On top of that, as mentioned already above, vaccination cannot guarantee to protect the animals from all Marek's disease field viruses. The virus—as all Herpes viruses—is capable of finding ways to escape the immune response induced by the vaccines. Therefore, rapid adaptation of vaccines to the field situation would be needed. Currently, this is done by isolation of field isolates (such as HVT or Rispens) and/or further attenuation in vitro. The isolation itself is causing tremendous problems because of the difficulties of getting the cell-associated infectious virus out of chickens and infecting cells in cell culture. The attenuation steps that would follow are very laborious and time consuming, especially since plaque purification is extremely difficult, which is again due to the cell-associated nature of the virus.
The result from attenuation is normally not defined.

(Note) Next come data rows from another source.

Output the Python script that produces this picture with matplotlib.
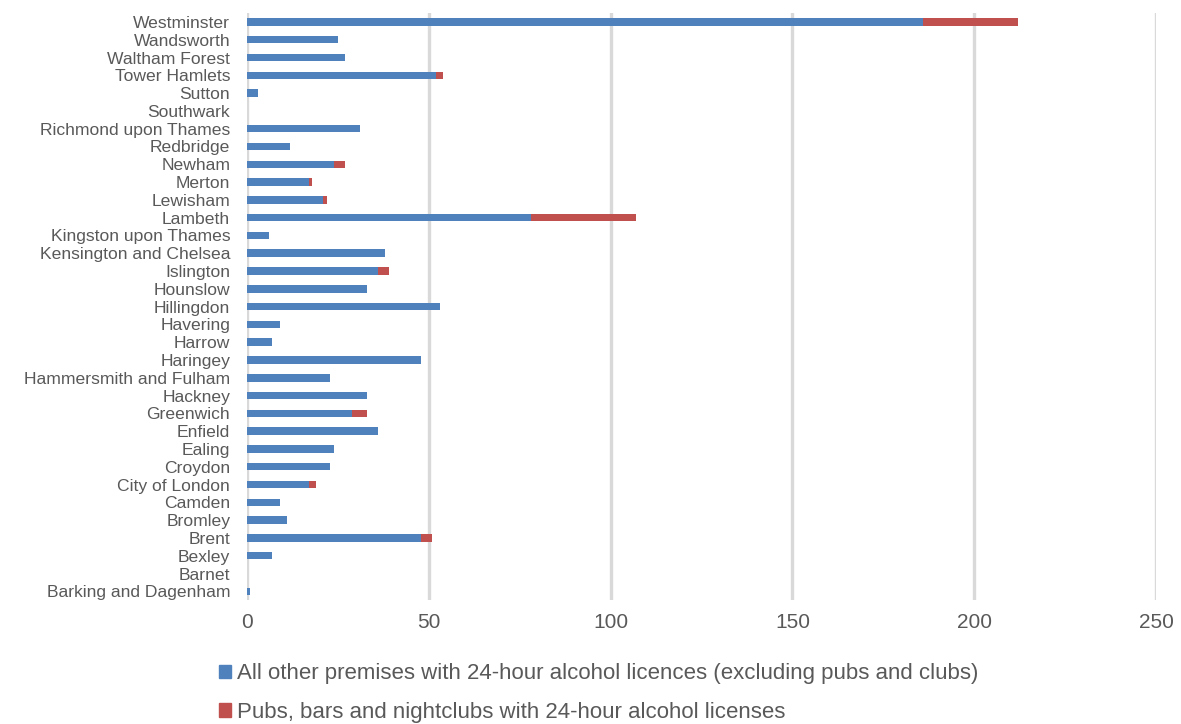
import matplotlib.pyplot as plt
from matplotlib.patches import Patch
import numpy as np

plt.rcParams['font.family'] = ['Liberation Sans', 'DejaVu Sans']

boroughs = ['Barking and Dagenham', 'Barnet', 'Bexley', 'Brent', 'Bromley', 'Camden',
            'City of London', 'Croydon', 'Ealing', 'Enfield', 'Greenwich', 'Hackney',
            'Hammersmith and Fulham', 'Haringey', 'Harrow', 'Havering', 'Hillingdon',
            'Hounslow', 'Islington', 'Kensington and Chelsea', 'Kingston upon Thames',
            'Lambeth', 'Lewisham', 'Merton', 'Newham', 'Redbridge', 'Richmond upon Thames',
            'Southwark', 'Sutton', 'Tower Hamlets', 'Waltham Forest', 'Wandsworth',
            'Westminster']
other_premises = [1, 0, 7, 48, 11, 9, 17, 23, 24, 36, 29, 33, 23, 48, 7, 9, 53, 33, 36,
                  38, 6, 78, 21, 17, 24, 12, 31, 0, 3, 52, 27, 25, 186]
pubs_clubs = [0, 0, 0, 3, 0, 0, 2, 0, 0, 0, 4, 0, 0, 0, 0, 0, 0, 0, 3, 0, 0, 29, 1, 1,
              3, 0, 0, 0, 0, 2, 0, 0, 26]
x_ticks = [0, 50, 100, 150, 200, 250]

blue = '#4F81BD'
red = '#C0504D'
text_grey = '#595959'

fig = plt.figure(figsize=(11.81, 7.24), dpi=100)
ax = fig.add_axes([0.209, 0.171, 0.770, 0.811])

y = np.arange(len(boroughs))
ax.barh(y, other_premises, height=0.42, color=blue, zorder=3)
ax.barh(y, pubs_clubs, left=other_premises, height=0.42, color=red, zorder=3)

ax.set_xlim(0, 250)
ax.set_ylim(-0.5, len(boroughs) - 0.5)
ax.set_xticks(x_ticks)
ax.set_yticks(y)
ax.set_yticklabels(boroughs, fontsize=12.6, color=text_grey)
ax.tick_params(axis='x', labelsize=15, colors=text_grey, length=0, pad=9)
ax.tick_params(axis='y', length=0, pad=12)
ax.xaxis.grid(True, color='#d9d9d9', linewidth=2.4, zorder=0)
ax.set_axisbelow(True)
for s in ax.spines.values():
    s.set_visible(False)

handles = [Patch(color=blue), Patch(color=red)]
labels = ['All other premises with 24-hour alcohol licences (excluding pubs and clubs)',
          'Pubs, bars and nightclubs with 24-hour alcohol licenses']
fig.legend(handles, labels, loc='upper left', bbox_to_anchor=(0.1854, 0.084),
           frameon=False, fontsize=16, handlelength=0.55, handleheight=0.55,
           handletextpad=0.25, labelspacing=0.8, borderaxespad=0, borderpad=0,
           labelcolor=text_grey)

fig.savefig('out.png', dpi=100)
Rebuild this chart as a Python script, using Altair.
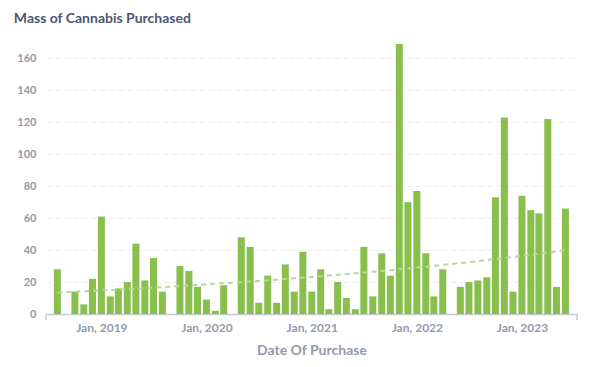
import altair as alt
import pandas as pd

months = [
    "2018-08", "2018-10", "2018-11", "2018-12",
    "2019-01", "2019-02", "2019-03", "2019-04", "2019-05", "2019-06", "2019-07", "2019-08",
    "2019-10", "2019-11", "2019-12",
    "2020-01", "2020-02", "2020-03", "2020-05", "2020-06", "2020-07", "2020-08", "2020-09",
    "2020-10", "2020-11", "2020-12",
    "2021-01", "2021-02", "2021-03", "2021-04", "2021-05", "2021-06", "2021-07", "2021-08",
    "2021-09", "2021-10", "2021-11", "2021-12",
    "2022-01", "2022-02", "2022-03", "2022-04", "2022-06", "2022-07", "2022-08", "2022-09",
    "2022-10", "2022-11", "2022-12",
    "2023-01", "2023-02", "2023-03", "2023-04", "2023-05", "2023-06",
]
mass = [
    28, 14, 6, 22,
    61, 11, 16, 20, 44, 21, 35, 14,
    30, 27, 17,
    9, 2, 18, 48, 42, 7, 24, 7,
    31, 14, 39,
    14, 28, 3, 20, 10, 3, 42, 11,
    38, 24, 169, 70,
    77, 38, 11, 28, 17, 20, 21, 23,
    73, 123, 14,
    74, 65, 63, 122, 17, 66,
]
y_ticks = [0, 20, 40, 60, 80, 100, 120, 140, 160]

df = pd.DataFrame({"date": [m + "-01" for m in months], "mass": mass})

GREEN = "#88bf4d"
LABEL = "#949aab"
FONT = "Lato"

x_scale = alt.Scale(
    domain=[alt.DateTime(year=2018, month=7, date=10, utc=True),
            alt.DateTime(year=2023, month=6, date=24, utc=True)],
    nice=False,
)
y_scale = alt.Scale(domain=[0, 169], nice=False)

x_axis = alt.Axis(
    format="%b, %Y",
    tickCount={"interval": "year", "step": 1},
    ticks=False,
    grid=False,
    domainColor="#c6c9d2",
    domainWidth=1.5,
    labelColor=LABEL,
    labelFont=FONT,
    labelFontSize=12,
    labelFontWeight="bold",
    labelPadding=8,
    titleColor=LABEL,
    titleFont=FONT,
    titleFontSize=14,
    titleFontWeight="bold",
    titlePadding=10,
)
y_axis = alt.Axis(
    values=y_ticks,
    tickCount=9,
    ticks=False,
    domain=False,
    labelOverlap=False,
    gridColor="#ededed",
    gridDash=[5, 4],
    labelColor=LABEL,
    labelFont=FONT,
    labelFontSize=11,
    labelFontWeight="bold",
    labelPadding=10,
)

base = alt.Chart(df).transform_calculate(ts="time(toDate(datum.date))")

bars = base.mark_bar(color=GREEN, width=7).encode(
    x=alt.X("ts:T", scale=x_scale, title="Date Of Purchase", axis=x_axis),
    y=alt.Y("mass:Q", scale=y_scale, title=None, axis=y_axis),
)

# exponential trend: least squares fit of log(mass) against time
trend = (
    base.transform_calculate(logy="log(datum.mass)")
    .transform_joinaggregate(mx="mean(ts)", my="mean(logy)")
    .transform_calculate(
        dxy="(datum.ts - datum.mx) * (datum.logy - datum.my)",
        dxx="(datum.ts - datum.mx) * (datum.ts - datum.mx)",
    )
    .transform_joinaggregate(sxy="sum(dxy)", sxx="sum(dxx)")
    .transform_calculate(fit="exp(datum.my + datum.sxy / datum.sxx * (datum.ts - datum.mx))")
    .mark_line(color="#b5d99c", strokeDash=[5, 4], strokeWidth=2)
    .encode(
        x=alt.X("ts:T", scale=x_scale, title="Date Of Purchase", axis=x_axis),
        y=alt.Y("fit:Q", scale=y_scale, title=None, axis=y_axis),
    )
)

one = alt.Data(values=[{"a": 0}])
cap_left = alt.Chart(one).mark_rule(color="#c6c9d2", strokeWidth=1.5).encode(
    x=alt.value(0), y=alt.value(270), y2=alt.value(276)
)
cap_right = alt.Chart(one).mark_rule(color="#c6c9d2", strokeWidth=1.5).encode(
    x=alt.value(531), y=alt.value(270), y2=alt.value(276)
)

chart = alt.layer(bars, trend, cap_left, cap_right).properties(
    width=531,
    height=270,
    padding={"left": 38, "top": 36, "right": 18, "bottom": 45},
    autosize=alt.AutoSizeParams(type="none"),
    title=alt.TitleParams(
        "Mass of Cannabis Purchased",
        anchor="start",
        font=FONT,
        fontSize=14,
        fontWeight="bold",
        color="#4c5773",
        dx=-3,
        dy=-14,
    ),
).configure_view(stroke=None)

chart.save("out.html", embed_options={"renderer": "svg", "actions": False})
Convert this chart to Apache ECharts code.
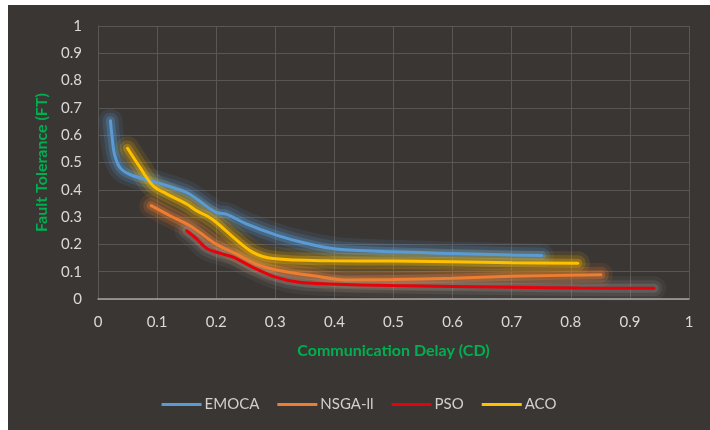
<!DOCTYPE html>
<html>
<head>
<meta charset="utf-8">
<script src="https://cdn.jsdelivr.net/npm/echarts@6/dist/echarts.min.js"></script>
<style>
  html, body { margin: 0; padding: 0; background: #ffffff; width: 710px; height: 430px; overflow: hidden; }
  #chart { position: absolute; left: 8px; top: 5px; width: 702px; height: 425px; }
</style>
</head>
<body>
<div id="chart"></div>
<script>
// Communication delay (x) and fault tolerance (y) for each algorithm's Pareto front
const emocaCD = [0.021, 0.024, 0.028, 0.037, 0.054, 0.099, 0.150, 0.167, 0.200, 0.217, 0.251, 0.302, 0.350, 0.403, 0.499, 0.600, 0.701, 0.751];
const emocaFT = [0.653, 0.590, 0.530, 0.482, 0.456, 0.427, 0.390, 0.366, 0.317, 0.311, 0.275, 0.234, 0.205, 0.183, 0.173, 0.167, 0.161, 0.159];

const nsgaCD = [0.090, 0.122, 0.155, 0.172, 0.200, 0.234, 0.268, 0.302, 0.364, 0.420, 0.499, 0.600, 0.701, 0.851];
const nsgaFT = [0.342, 0.305, 0.269, 0.244, 0.201, 0.165, 0.128, 0.106, 0.085, 0.070, 0.071, 0.076, 0.083, 0.089];

const psoCD = [0.150, 0.167, 0.184, 0.206, 0.229, 0.262, 0.302, 0.341, 0.392, 0.499, 0.701, 0.814, 0.941];
const psoFT = [0.250, 0.220, 0.185, 0.168, 0.153, 0.116, 0.079, 0.061, 0.055, 0.049, 0.043, 0.040, 0.039];

const acoCD = [0.050, 0.071, 0.093, 0.116, 0.150, 0.167, 0.184, 0.200, 0.229, 0.262, 0.296, 0.392, 0.499, 0.701, 0.812];
const acoFT = [0.552, 0.482, 0.415, 0.385, 0.348, 0.323, 0.305, 0.281, 0.226, 0.171, 0.148, 0.140, 0.139, 0.133, 0.131];

const seriesNames = ['EMOCA', 'NSGA-ll', 'PSO', 'ACO'];
const seriesColors = ['#5b9bd5', '#ed7d31', '#e8000b', '#ffc000'];
// soft halo colour drawn beneath each line
const glowColors = ['rgb(91,155,213)', 'rgb(237,125,49)', 'rgb(170,170,170)', 'rgb(255,192,0)'];
const glowAlpha = [0.3, 0.3, 0.2, 0.28];

function pairs(xs, ys) { return xs.map((x, i) => [x, ys[i]]); }
const allData = [pairs(emocaCD, emocaFT), pairs(nsgaCD, nsgaFT), pairs(psoCD, psoFT), pairs(acoCD, acoFT)];

const font = 'Lato, "Open Sans", sans-serif';
const tickFmt = v => String(Math.round(v * 10) / 10);

const series = [];
// halo layers first (wide, translucent), then the crisp lines on top
allData.forEach((d, i) => {
  [[24, 0.35], [16, 0.6], [9, 1]].forEach(([w, k]) => {
    series.push({
      name: seriesNames[i] + ' glow',
      type: 'line', data: d, smooth: 0.35, showSymbol: false, symbol: 'none',
      silent: true, z: 1,
      lineStyle: { width: w, color: glowColors[i], opacity: glowAlpha[i] * k, cap: 'round', join: 'round' }
    });
  });
});
allData.forEach((d, i) => {
  series.push({
    name: seriesNames[i],
    type: 'line', data: d, smooth: 0.35, showSymbol: false, symbol: 'none',
    color: seriesColors[i],
    lineStyle: { width: 3, color: seriesColors[i], cap: 'round' },
    z: i === 0 ? 3 : (i === 3 ? 4 : 2)
  });
});

const chart = echarts.init(document.getElementById('chart'));
chart.setOption({
  backgroundColor: '#3a3633',
  animation: false,
  grid: { left: 90, right: 21, top: 21, bottom: 131 },
  xAxis: {
    type: 'value', min: 0, max: 1, interval: 0.1,
    name: 'Communication Delay (CD)', nameLocation: 'middle', nameGap: 44,
    nameTextStyle: { color: '#00b050', fontWeight: 'bold', fontSize: 16, fontFamily: font },
    axisLine: { lineStyle: { color: '#a6a6a6', width: 1.5 } },
    axisTick: { show: false },
    axisLabel: { color: '#d9d9d9', fontSize: 15, fontFamily: font, margin: 16, formatter: tickFmt },
    splitLine: { show: true, lineStyle: { color: '#5a5653', width: 1 } }
  },
  yAxis: {
    type: 'value', min: 0, max: 1, interval: 0.1,
    name: 'Fault Tolerance (FT)', nameLocation: 'middle', nameGap: 46,
    nameTextStyle: { color: '#00b050', fontWeight: 'bold', fontSize: 16, fontFamily: font },
    axisLine: { show: true, lineStyle: { color: '#5a5653' } },
    axisTick: { show: false },
    axisLabel: { color: '#d9d9d9', fontSize: 15, fontFamily: font, margin: 16, formatter: tickFmt },
    splitLine: { show: true, lineStyle: { color: '#5a5653', width: 1 } }
  },
  legend: {
    data: seriesNames,
    bottom: 13, left: 'center',
    icon: 'rect', itemWidth: 40, itemHeight: 3, itemGap: 18,
    textStyle: { color: '#d0d0d0', fontSize: 15, fontFamily: font, padding: [0, 0, 0, -2] }
  },
  series: series
});
</script>
</body>
</html>
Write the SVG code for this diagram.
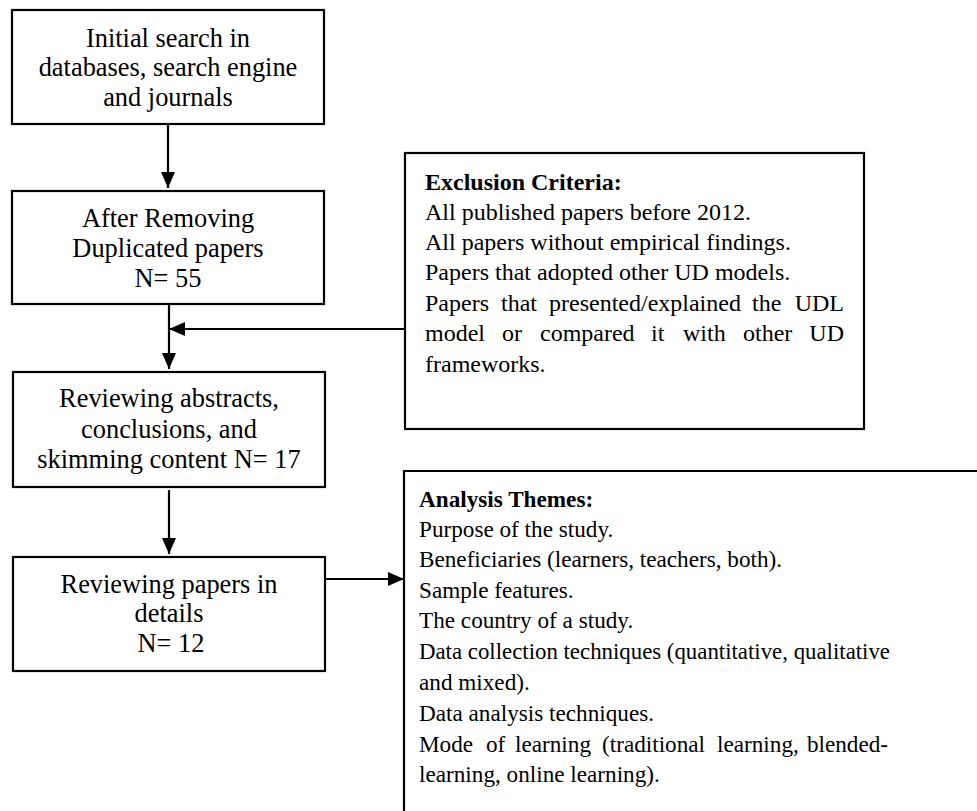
<svg xmlns="http://www.w3.org/2000/svg" width="977" height="811" viewBox="0 0 977 811">
<style>
.box{fill:#fff;stroke:#000;stroke-width:2.2}
.lbl{font-family:"Liberation Serif","Times New Roman",serif;font-size:26.4px;fill:#000;text-anchor:middle}
.ex{font-family:"Liberation Serif","Times New Roman",serif;font-size:24px;fill:#000}
.an{font-family:"Liberation Serif","Times New Roman",serif;font-size:23.2px;fill:#000}
.b{font-weight:bold}
.con{stroke:#000;stroke-width:2.2;fill:none}
</style>
<defs>
<marker id="ah" markerWidth="16" markerHeight="14" refX="16" refY="7" orient="auto" markerUnits="userSpaceOnUse">
<path d="M0,0 L16,7 L0,14 Z" fill="#000"/>
</marker>
</defs>
<rect width="977" height="811" fill="#fff"/>
<g id="n1">
<rect class="box" x="12" y="10" width="312" height="114"/>
<text class="lbl" x="168" y="47">Initial search in</text>
<text class="lbl" x="168" y="76">databases, search engine</text>
<text class="lbl" x="168" y="106">and journals</text>
</g>
<g id="n2">
<rect class="box" x="12" y="191" width="312" height="113"/>
<text class="lbl" x="168" y="227">After Removing</text>
<text class="lbl" x="168" y="257">Duplicated papers</text>
<text class="lbl" x="168" y="287">N= 55</text>
</g>
<g id="n3">
<rect class="box" x="13" y="372" width="312" height="115"/>
<text class="lbl" x="169" y="407">Reviewing abstracts,</text>
<text class="lbl" x="169" y="438">conclusions, and</text>
<text class="lbl" x="169" y="468">skimming content N= 17</text>
</g>
<g id="n4">
<rect class="box" x="13" y="557" width="312" height="114"/>
<text class="lbl" x="169" y="593">Reviewing papers in</text>
<text class="lbl" x="169" y="622">details</text>
<text class="lbl" x="171" y="652">N= 12</text>
</g>
<g id="exclusion">
<rect class="box" x="405" y="153" width="459" height="276"/>
<text class="ex b" x="425" y="190">Exclusion Criteria:</text>
<text class="ex" x="425" y="220">All published papers before 2012.</text>
<text class="ex" x="425" y="250">All papers without empirical findings.</text>
<text class="ex" x="425" y="280">Papers that adopted other UD models.</text>
<text class="ex" y="311"><tspan x="425">Papers</tspan><tspan x="501">that</tspan><tspan x="549">presented/explained</tspan><tspan x="752">the</tspan><tspan x="844" text-anchor="end">UDL</tspan></text>
<text class="ex" y="341"><tspan x="425">model</tspan><tspan x="502">or</tspan><tspan x="540">compared</tspan><tspan x="651">it</tspan><tspan x="683">with</tspan><tspan x="743">other</tspan><tspan x="844" text-anchor="end">UD</tspan></text>
<text class="ex" x="425" y="372">frameworks.</text>
</g>
<g id="analysis">
<path class="box" d="M404,812 L404,471 L980,471"/>
<text class="an b" x="419" y="507">Analysis Themes:</text>
<text class="an" x="419" y="537">Purpose of the study.</text>
<text class="an" x="419" y="567">Beneficiaries (learners, teachers, both).</text>
<text class="an" x="419" y="598">Sample features.</text>
<text class="an" x="419" y="628">The country of a study.</text>
<text class="an" x="419" y="659" textLength="471" lengthAdjust="spacingAndGlyphs">Data collection techniques (quantitative, qualitative</text>
<text class="an" x="419" y="690">and mixed).</text>
<text class="an" x="419" y="721">Data analysis techniques.</text>
<text class="an" y="752"><tspan x="419">Mode</tspan><tspan x="486">of</tspan><tspan x="515">learning</tspan><tspan x="602">(traditional</tspan><tspan x="717">learning,</tspan><tspan x="888" text-anchor="end">blended-</tspan></text>
<text class="an" x="419" y="782">learning, online learning).</text>
</g>
<g id="connectors">
<line class="con" x1="168" y1="124" x2="168" y2="188" marker-end="url(#ah)"/>
<line class="con" x1="169" y1="304" x2="169" y2="369" marker-end="url(#ah)"/>
<line class="con" x1="405" y1="329" x2="169" y2="329" marker-end="url(#ah)"/>
<line class="con" x1="169" y1="490" x2="169" y2="554" marker-end="url(#ah)"/>
<line class="con" x1="325" y1="579" x2="404" y2="579" marker-end="url(#ah)"/>
</g>
</svg>
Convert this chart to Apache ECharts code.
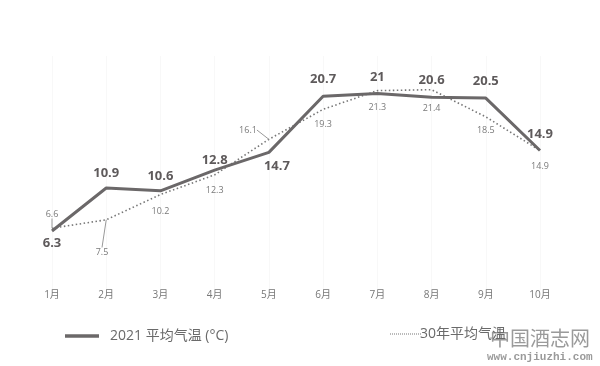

As a result of these facts, no vaccines that would provide relief where current HVT- and Rispens-type vaccines fail have entered the market for a long time. In addition, often an over-attenuation occurs during vaccine production since the virus has been passaged for too many times. This further aggravates the low efficacy of the HVT- and Rispens-type vaccines in the field. In short, the following problems constitute a large part of the current impasse in MDV control. There is a low reproducibility of classical vaccine production; one sees over-attenuation of vaccine virus, undefined attenuation of vaccine virus, high production costs, high storage and transport costs, high sensitivity of the vaccine to environmental factors, and a too slow development of new vaccine strains especially for cell associated viruses.
These problems are compounded by the fact that now circulating field viruses give rise to high antibody titers in poultry production stock, whereby these high antibody titers are given through the progeny via maternal antibody in the eggs. The influence of these maternal antibodies during initial infection by current vaccine virus further decreases the current efficacy of vaccination against Marek's disease.